Work to be completed. Copy everything in the data below exactly except the pictures.
----
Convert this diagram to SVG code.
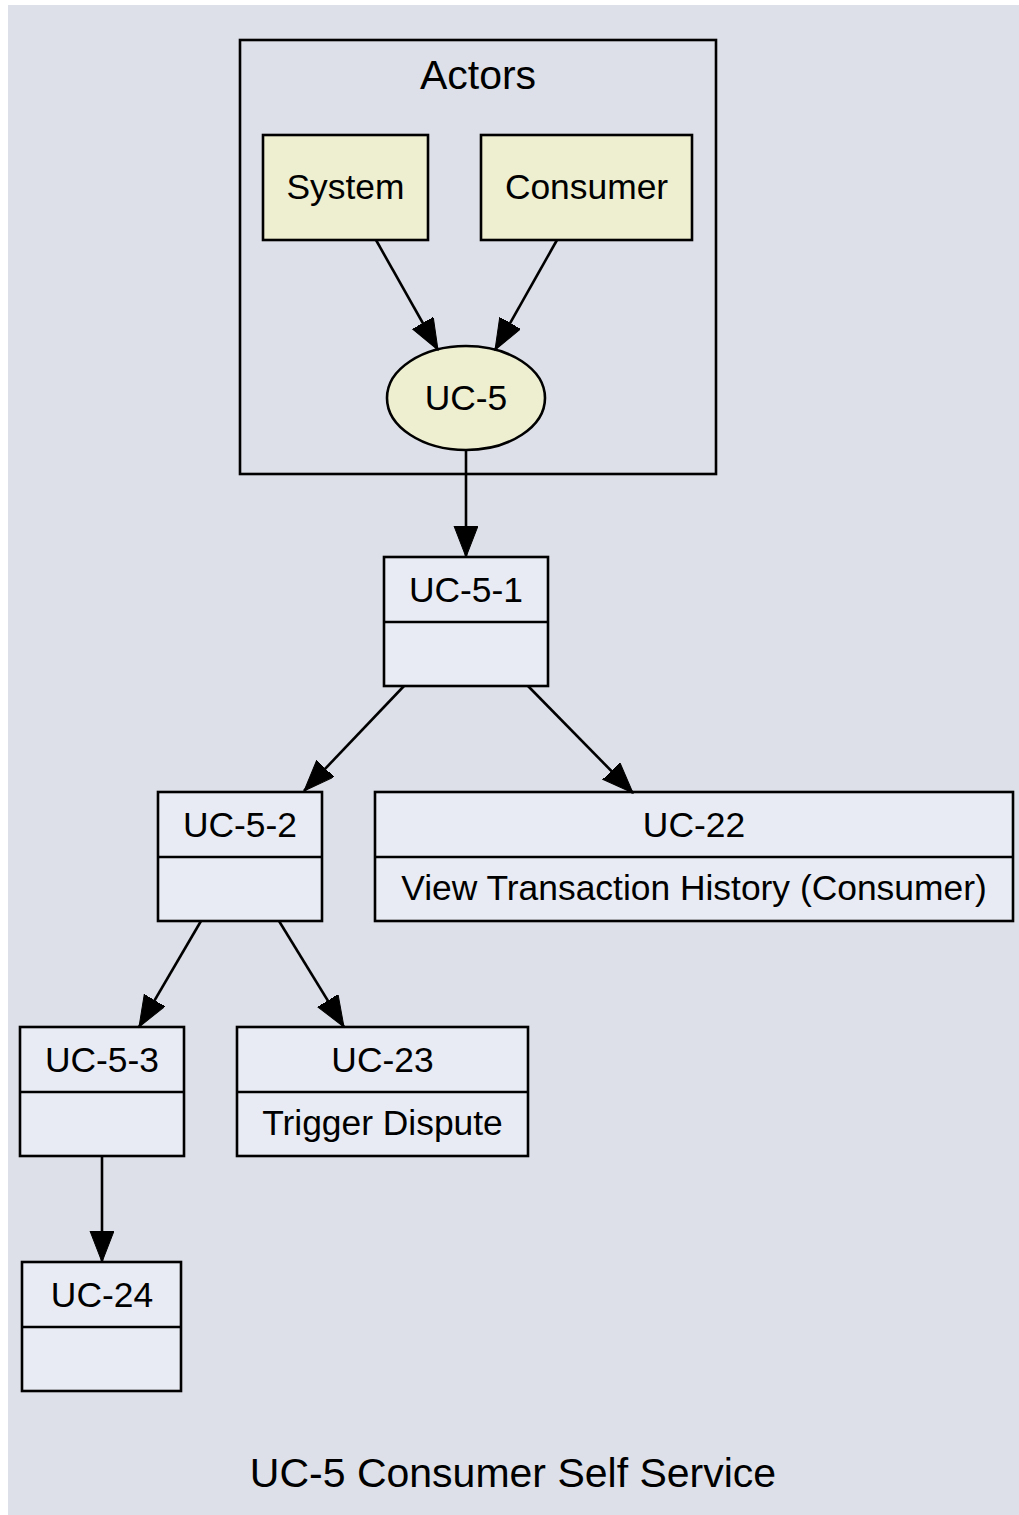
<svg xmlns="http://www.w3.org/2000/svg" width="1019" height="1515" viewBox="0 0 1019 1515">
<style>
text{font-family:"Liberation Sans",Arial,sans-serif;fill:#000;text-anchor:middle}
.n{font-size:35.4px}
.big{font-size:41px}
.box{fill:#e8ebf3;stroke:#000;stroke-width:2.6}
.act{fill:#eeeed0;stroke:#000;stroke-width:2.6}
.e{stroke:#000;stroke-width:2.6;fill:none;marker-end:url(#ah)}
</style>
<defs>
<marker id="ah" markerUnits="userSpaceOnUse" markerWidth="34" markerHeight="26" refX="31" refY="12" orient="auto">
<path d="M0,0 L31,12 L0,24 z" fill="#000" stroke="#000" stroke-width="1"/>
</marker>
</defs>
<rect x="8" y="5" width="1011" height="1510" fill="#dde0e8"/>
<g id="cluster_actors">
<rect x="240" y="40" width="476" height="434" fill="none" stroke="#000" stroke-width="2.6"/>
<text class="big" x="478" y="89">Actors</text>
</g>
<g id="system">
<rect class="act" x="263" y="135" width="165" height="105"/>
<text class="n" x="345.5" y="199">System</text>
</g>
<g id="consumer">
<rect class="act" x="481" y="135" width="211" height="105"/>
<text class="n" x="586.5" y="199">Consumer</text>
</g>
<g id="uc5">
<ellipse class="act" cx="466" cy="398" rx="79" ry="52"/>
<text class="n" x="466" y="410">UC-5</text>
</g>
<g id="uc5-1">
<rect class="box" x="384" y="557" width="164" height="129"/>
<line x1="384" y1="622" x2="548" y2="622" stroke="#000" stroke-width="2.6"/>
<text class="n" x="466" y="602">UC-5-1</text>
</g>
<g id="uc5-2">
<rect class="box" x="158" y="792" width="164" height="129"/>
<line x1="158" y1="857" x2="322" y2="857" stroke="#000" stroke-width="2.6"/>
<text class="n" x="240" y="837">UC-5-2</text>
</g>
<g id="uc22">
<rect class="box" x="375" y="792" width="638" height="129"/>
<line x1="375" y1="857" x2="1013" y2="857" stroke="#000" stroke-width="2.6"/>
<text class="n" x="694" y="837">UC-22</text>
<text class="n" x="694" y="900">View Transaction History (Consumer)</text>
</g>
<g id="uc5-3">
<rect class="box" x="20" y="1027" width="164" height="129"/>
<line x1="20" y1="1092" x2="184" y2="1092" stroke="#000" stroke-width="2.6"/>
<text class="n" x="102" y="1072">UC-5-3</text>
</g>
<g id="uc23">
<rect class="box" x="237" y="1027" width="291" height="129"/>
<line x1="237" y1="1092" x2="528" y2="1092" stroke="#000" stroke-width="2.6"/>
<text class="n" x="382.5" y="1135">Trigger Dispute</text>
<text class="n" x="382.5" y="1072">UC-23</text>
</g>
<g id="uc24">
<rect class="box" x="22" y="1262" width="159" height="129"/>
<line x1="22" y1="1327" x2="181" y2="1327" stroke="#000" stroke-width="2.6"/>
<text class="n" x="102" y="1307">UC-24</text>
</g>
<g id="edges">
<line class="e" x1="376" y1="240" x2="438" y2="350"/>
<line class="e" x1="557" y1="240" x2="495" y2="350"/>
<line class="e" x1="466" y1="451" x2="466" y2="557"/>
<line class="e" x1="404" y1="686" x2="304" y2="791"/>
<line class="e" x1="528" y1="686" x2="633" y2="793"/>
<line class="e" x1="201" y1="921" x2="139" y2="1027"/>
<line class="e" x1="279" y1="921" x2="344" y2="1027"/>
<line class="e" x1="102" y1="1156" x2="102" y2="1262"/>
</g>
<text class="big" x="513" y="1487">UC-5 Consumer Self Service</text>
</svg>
----
Worked solution.
Convert this diagram to SVG code.
<svg xmlns="http://www.w3.org/2000/svg" width="1019" height="1515" viewBox="0 0 1019 1515">
<style>
text{font-family:"Liberation Sans",Arial,sans-serif;fill:#000;text-anchor:middle}
.n{font-size:35.4px}
.big{font-size:41px}
.box{fill:#e8ebf3;stroke:#000;stroke-width:2.6}
.act{fill:#eeeed0;stroke:#000;stroke-width:2.6}
.e{stroke:#000;stroke-width:2.6;fill:none;marker-end:url(#ah)}
</style>
<defs>
<marker id="ah" markerUnits="userSpaceOnUse" markerWidth="34" markerHeight="26" refX="31" refY="12" orient="auto">
<path d="M0,0 L31,12 L0,24 z" fill="#000" stroke="#000" stroke-width="1"/>
</marker>
</defs>
<rect x="8" y="5" width="1011" height="1510" fill="#dde0e8"/>
<g id="cluster_actors">
<rect x="240" y="40" width="476" height="434" fill="none" stroke="#000" stroke-width="2.6"/>
<text class="big" x="478" y="89">Actors</text>
</g>
<g id="system">
<rect class="act" x="263" y="135" width="165" height="105"/>
<text class="n" x="345.5" y="199">System</text>
</g>
<g id="consumer">
<rect class="act" x="481" y="135" width="211" height="105"/>
<text class="n" x="586.5" y="199">Consumer</text>
</g>
<g id="uc5">
<ellipse class="act" cx="466" cy="398" rx="79" ry="52"/>
<text class="n" x="466" y="410">UC-5</text>
</g>
<g id="uc5-1">
<rect class="box" x="384" y="557" width="164" height="129"/>
<line x1="384" y1="622" x2="548" y2="622" stroke="#000" stroke-width="2.6"/>
<text class="n" x="466" y="602">UC-5-1</text>
</g>
<g id="uc5-2">
<rect class="box" x="158" y="792" width="164" height="129"/>
<line x1="158" y1="857" x2="322" y2="857" stroke="#000" stroke-width="2.6"/>
<text class="n" x="240" y="837">UC-5-2</text>
</g>
<g id="uc22">
<rect class="box" x="375" y="792" width="638" height="129"/>
<line x1="375" y1="857" x2="1013" y2="857" stroke="#000" stroke-width="2.6"/>
<text class="n" x="694" y="837">UC-22</text>
<text class="n" x="694" y="900">View Transaction History (Consumer)</text>
</g>
<g id="uc5-3">
<rect class="box" x="20" y="1027" width="164" height="129"/>
<line x1="20" y1="1092" x2="184" y2="1092" stroke="#000" stroke-width="2.6"/>
<text class="n" x="102" y="1072">UC-5-3</text>
</g>
<g id="uc23">
<rect class="box" x="237" y="1027" width="291" height="129"/>
<line x1="237" y1="1092" x2="528" y2="1092" stroke="#000" stroke-width="2.6"/>
<text class="n" x="382.5" y="1135">Trigger Dispute</text>
<text class="n" x="382.5" y="1072">UC-23</text>
</g>
<g id="uc24">
<rect class="box" x="22" y="1262" width="159" height="129"/>
<line x1="22" y1="1327" x2="181" y2="1327" stroke="#000" stroke-width="2.6"/>
<text class="n" x="102" y="1307">UC-24</text>
</g>
<g id="edges">
<line class="e" x1="376" y1="240" x2="438" y2="350"/>
<line class="e" x1="557" y1="240" x2="495" y2="350"/>
<line class="e" x1="466" y1="451" x2="466" y2="557"/>
<line class="e" x1="404" y1="686" x2="304" y2="791"/>
<line class="e" x1="528" y1="686" x2="633" y2="793"/>
<line class="e" x1="201" y1="921" x2="139" y2="1027"/>
<line class="e" x1="279" y1="921" x2="344" y2="1027"/>
<line class="e" x1="102" y1="1156" x2="102" y2="1262"/>
</g>
<text class="big" x="513" y="1487">UC-5 Consumer Self Service</text>
</svg>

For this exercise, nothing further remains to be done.